Full biomass conversion of Denmark’s largest power plant
About Avedøre Power Station
Avedøre is located just south of Copenhagen, Denmark.
It consists of two units: a 254 MW “unit 1” and a 543 MW “unit 2”, commissioned in 1990 and 2001, respectively. It supplies electricity to Eastern Denmark’s grid and heat to Greater Copenhagen’s district heating network.
As a result of a recent coal-to-biomass conversion project at unit 1, Avedøre Power Station is now able to run 100% on biomass.
The total production capacity for the two blocks on the Avedøre Power Station is 797 MW electricity and 932 MW district heating.
Of course, the amount of energy actually produced at Avedøre Power Station each year depends on weather conditions (which impacts demand) and fuel prices (which impacts supply economics).
Prior to the project, Avedøre 1 primarily used coal as fuel, but has now been completely converted to biomass. The unit’s capacity now using biomass is 254 MW electricity (down slightly from 253 MW) and 359 MW thermal (heat).
The conversion of unit 1 started in April 2015.
In December 2016, utility company DONG Energy announced the completion of the project; now using wood pellets and straw.
The plant is still able to burn coal should it be needed, but aims to process about 1.2 million tonnes of biomass per year.
The power station utilises 89% of the energy of its fuel (compared with 40-50% for the average electricity-only power station in the UK). That’s because it is a combined heat and power (CHP/cogeneration) facility.
The work on the Copenhagen cogeneration plant cost around DKK740m (€100m) to complete. The conversion was financed by DONG Energy and VEKS (more info on the latter organisation below).
The largest single component in the conversion was installed in June 2016: a 34-tonne air cooler installed in the boiler house at a height of 20 meters.
In operation, the wood pellets are crushed in roller mills before being blown into the boiler as dust, at a rate of about 38kg per second. The air cooler ensures that the crushed wood pellets do not ignite before reaching the boiler, keeping them below 130 degrees celsius.
Avedøre 2 was designed originally as a multi-fuel system.
Central to unit 2 is an 80m tower boiler linked to a steam turbine and a generator. This boiler and its supporting fuel logistic and combustion system allows fuel-flexible operation on either coal (at 100% load), oil (100%), natural gas (100%) or biomass (at a slightly reduced load of 70%).
A separate, dedicated biomass boiler operates on straw with an output capacity of 45 MW. It fires up to 25 tonnes of straw per hour and is also connected directly to the main boiler steam cycle (increasing efficiency of the overall plant output).
The plant also includes two gas-driven turbines, each with a capacity of 110 MW. These are connected to the main steam cycle as feed water heaters, allowing the plant operator (DONG Energy) to switch flexibly between heat or power driven operation.
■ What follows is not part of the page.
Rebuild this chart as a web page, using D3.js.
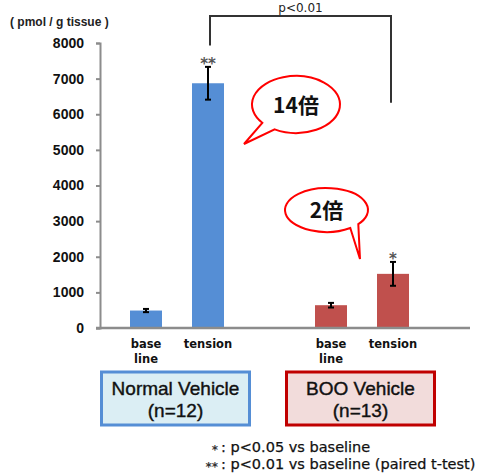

Unit 2 fires at relatively high steam conditions of 300 bar pressure and a temperature of 600 degrees celsius.
Connected to the plant is a logistics system with two silos (100,000 tonnes capacity each) and adjoining harbour facilities. Biomass (wood pellets) can be shipped from abroad or from a pelletisation plant further down the coast.
In addition to its heat and power output, the exhaust smoke gives residuals useful in applications like plaster, concrete blocks and insulation.
Market & Policy Context
In Denmark the full bio-conversion of large coal fired units to wood pellets is helped by the fact that all the involved power stations are Combined Heat and Power (CHP). Denmark levies high taxes on heat production based on fossil fuels, while biomass based heat production for district heating is un-taxed.
Locally, Copenhagen has an ambition of being CO2 neutral in 2025, to which this project contributes.
VEKS, the other investor in the recent coal-to-biomass conversion project of unit 1, provides district heating in the western part of Copenhagen. It is a joint municipal partnership which is run as a non-profit company.
VEKS was founded in 1984 to utilize heat from CHP plants and surplus heat from waste incineration, major industrial facilities and so on. Since VEKS began, consumption of fuel reduced by two-thirds compared to when heat was generated in oil-fired boilers at the local district heating companies.
The VEKS system has a total of 104 twin pipes with seven pumping stations and 44 exchange stations transmitting heat to local district heating systems. It continues to expand.
In order to enable investment in the conversion, VEKS and DONG Energy signed a new agreement which means that from 2016 until 2033, unit 1 at Avedøre Power Station can supply green heat to VEKS’ customers.
For DONG Energy, the conversion work also prolongs the lifetime of the plant and is a major part of its commitment to stop all use of coal (i.e. in all its European power plants) by 2023.